Thursday, November 4, 2010

Those wacky Ninja and their wackiness!

Ninja Champion (1980)
Starring: Nancy Chang, Bruce Baron, Jack Lam, Richard Harrison, and Pierre Tremblay
Director: Godfrey Ho
Rating: One of Ten Stars

A rape victim, Rose (Chang), infiltrates a diamond smuggling ring so she can more effectively stalk and kill the three men who raped her (as well as uncover who ordered them to do it). Meanwhile, the Good Ninja (Baron), who also happens to be an Interpol agent, is attacking and killing the followers of the Evil Ninja (Tremblay) because... um... well, just because. It might have something to do with the diamond smuggling, but, then again, it might not. Who can tell with these cazy ninjas?

"Ninja Champion" is one of the most inane, muddled martial arts movies I've ever seen. The plot with rape victim is fairly trite, but comprehensible in and of itself, even if the whole diamond smuggling bit is rather farfetched and rediculous.
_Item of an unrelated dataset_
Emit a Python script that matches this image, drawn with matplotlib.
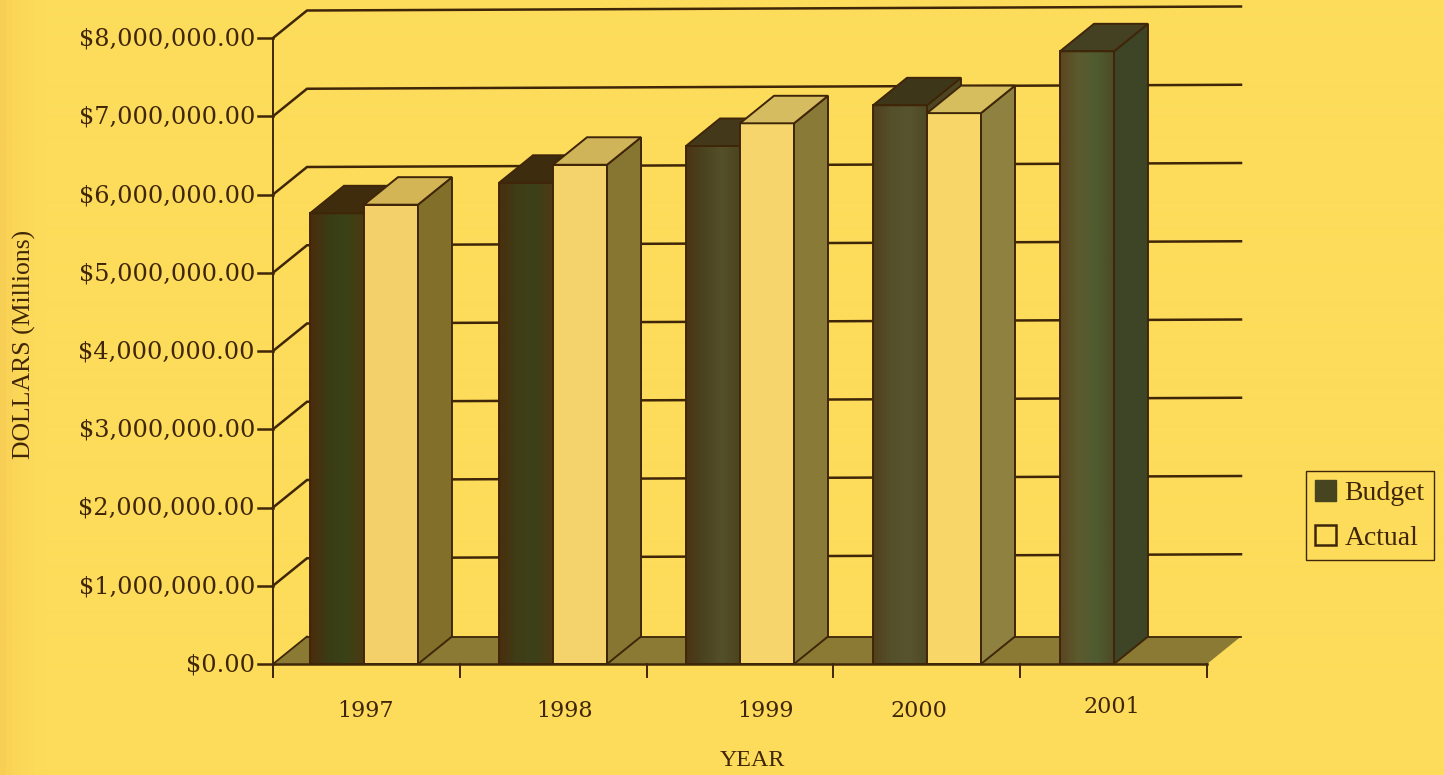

The ninja stuff, however, is so stupid that it doesn't make any sense even after the Evil Ninja (who is named Maurice, so it was obviously the cruelty of his parents that made him choose a life of crime and evil) explains his plot the the Good Ninja. It understandable the Good Ninja wants to kick his ass... I wanted to do the same to the writer/director who came up with this crap.

This is a One Tomato movie that I'm nonetheless awarding Two Tomatoes for, due to much unintended hiariity in the bad dubbing and the bizarre final battle between the Good Ninja and the Bad Ninja.

I can't really recommend this movie to anyone, because I think I felt the braincells dying as I was watching it. However, it might be good for a Bad Movie Night if you've got someone in your crowd that's good at quipping while a film unfolds.